“La exposición de arte francés”marked the beginning of the controversy surrounding the Exposición and the debate about avant-garde movements that would prove so important to the defense and development of modern art in Colombia in later decades. It is widely known that art criticism has largely denied other possible conceptions of modernism in the work of early twentieth-century artists.
This text forms part of the critical discussion and debate that occurred pursuant to the 1922 exhibition, the first show of modern French art in Colombia, which was the first time Colombians had the opportunity to see artistic trends from France, and also from Europe. The debate largely ensued in Colombian newspapers, such as La Crónica and El Tiempo, and magazines, such as El Gráfico Ilustrado and Cromos.

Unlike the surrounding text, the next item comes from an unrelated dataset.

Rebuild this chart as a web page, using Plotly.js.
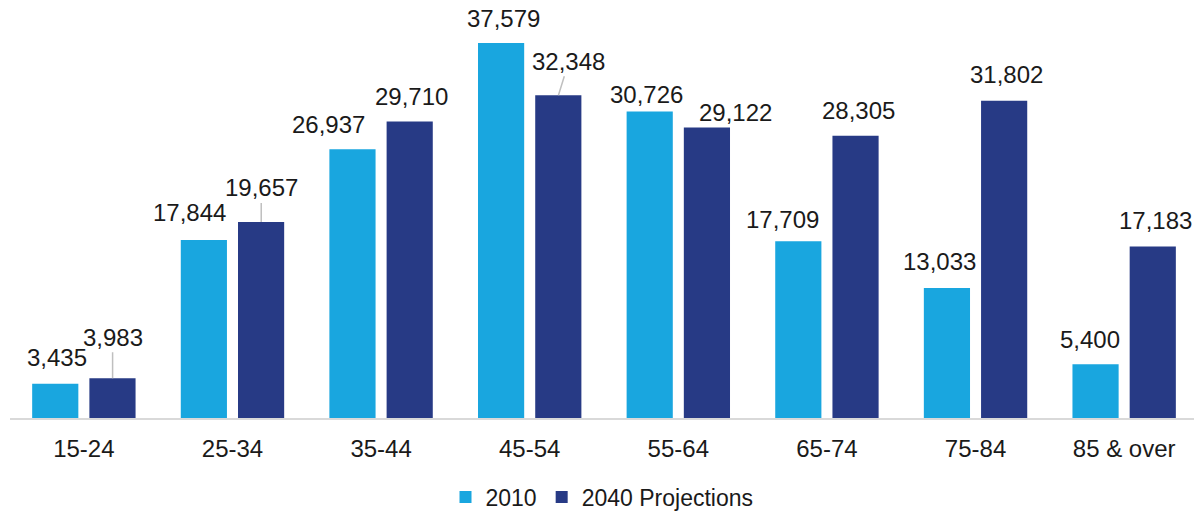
<!DOCTYPE html>
<html><head><meta charset="utf-8">
<script src="https://cdn.plot.ly/plotly-3.0.1.min.js"></script>
<style>html,body{margin:0;padding:0;background:#fff}#chart{width:1194px;height:513px}</style>
</head><body><div id="chart"></div>
<script>
const categories = ["15-24","25-34","35-44","45-54","55-64","65-74","75-84","85 & over"];
const series2010 = [3435,17844,26937,37579,30726,17709,13033,5400];
const series2040 = [3983,19657,29710,32348,29122,28305,31802,17183];
const seriesNames = ["2010","2040 Projections"];
const colors = ["#19A6DF","#273A85"];
// label placement (px) relative to the top-centre of each bar: [dx, dy]
const labelOffset2010 = [[2,26],[-14,27],[-24,25],[2.5,25],[-3,17],[-16,22],[-7,26],[-5.5,25]];
const labelOffset2040 = [[0,0],[2,0],[1.5,25],[0,0],[28.5,15],[3,25],[2.5,26],[3,26]];
// leader-line labels: [series, index, ax, ay]
const leaders = [[1,0,0,-41],[1,1,0,-34],[1,3,10.5,-34]];

const fmt = v => v.toLocaleString("en-US");
const FONT = "Liberation Sans, Arial, sans-serif";
const traces = [series2010, series2040].map((vals,i)=>({
  type:"bar", name:seriesNames[i], x:categories, y:vals,
  marker:{color:colors[i]}, hoverinfo:"none"
}));
const annotations = [];
[series2010, series2040].forEach((vals,s)=>{
  const offs = s===0 ? labelOffset2010 : labelOffset2040;
  vals.forEach((v,k)=>{
    const L = leaders.find(l=>l[0]===s&&l[1]===k);
    const a = {x:k + (s===0 ? -0.1934 : 0.1934), xref:"x", y:v, yref:"y", text:fmt(v),
      font:{family:FONT,size:24,color:"#1a1a1a"}};
    if(L){
      Object.assign(a,{showarrow:true,arrowhead:0,arrowwidth:1.5,arrowcolor:"#bfbfbf",ax:L[2],ay:L[3],standoff:0});
    } else {
      Object.assign(a,{showarrow:false,yanchor:"middle",xshift:offs[k][0],yshift:offs[k][1]});
    }
    annotations.push(a);
  });
});

const layout = {
  width:1194, height:513,
  margin:{l:10,r:0,t:0,b:95,autoexpand:false},
  paper_bgcolor:"#fff", plot_bgcolor:"#fff",
  barmode:"group", bargap:0.23, bargroupgap:0.193,
  font:{family:FONT,size:24,color:"#1a1a1a"},
  xaxis:{type:"category", range:[-0.497,7.47], showline:true, linecolor:"#d9d9d9", linewidth:2, automargin:false,
    ticks:"", showgrid:false, tickfont:{size:24,family:FONT,color:"#1a1a1a"}, ticklabelstandoff:8, fixedrange:true},
  yaxis:{range:[0,41900], visible:false, showgrid:false, zeroline:false, fixedrange:true, automargin:false},
  showlegend:true,
  legend:{orientation:"h", x:0.5, xanchor:"center", yref:"container", y:0.031, yanchor:"middle",
    font:{size:23,family:FONT,color:"#1a1a1a"}, itemwidth:30, traceorder:"normal"},
  annotations:annotations
};
Plotly.newPlot("chart", traces, layout, {displayModeBar:false, staticPlot:true});
</script></body></html>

Art critics Rafael Tavera (1878–1957), Gustavo Santos (1892–1967), and Roberto Pizano (1896–1930) were among those who participated in the debate. Pizano and Tavera defended local art, comparing it to European production. Santos, on the other hand, criticized the failure of the viewing public to understand the works exhibited.
An artist and cultural advocate, and a member of the Círculo de Bellas Artes of Bogotá, Roberto Pizano is crucial to understanding the Colombian art scene of the twenties. He defended an academic art whose main point of reference was Spanish painting, eschewing modern and avant-garde tendencies in French art. Pizano advocated a Colombian art based on technical skill and local themes and customs in painting that were influenced by classicism. Pizano’s approach to the exhibition is that of a patient teacher attempting to show his students what mistakes not to make, and how to appreciate the value of their own culture.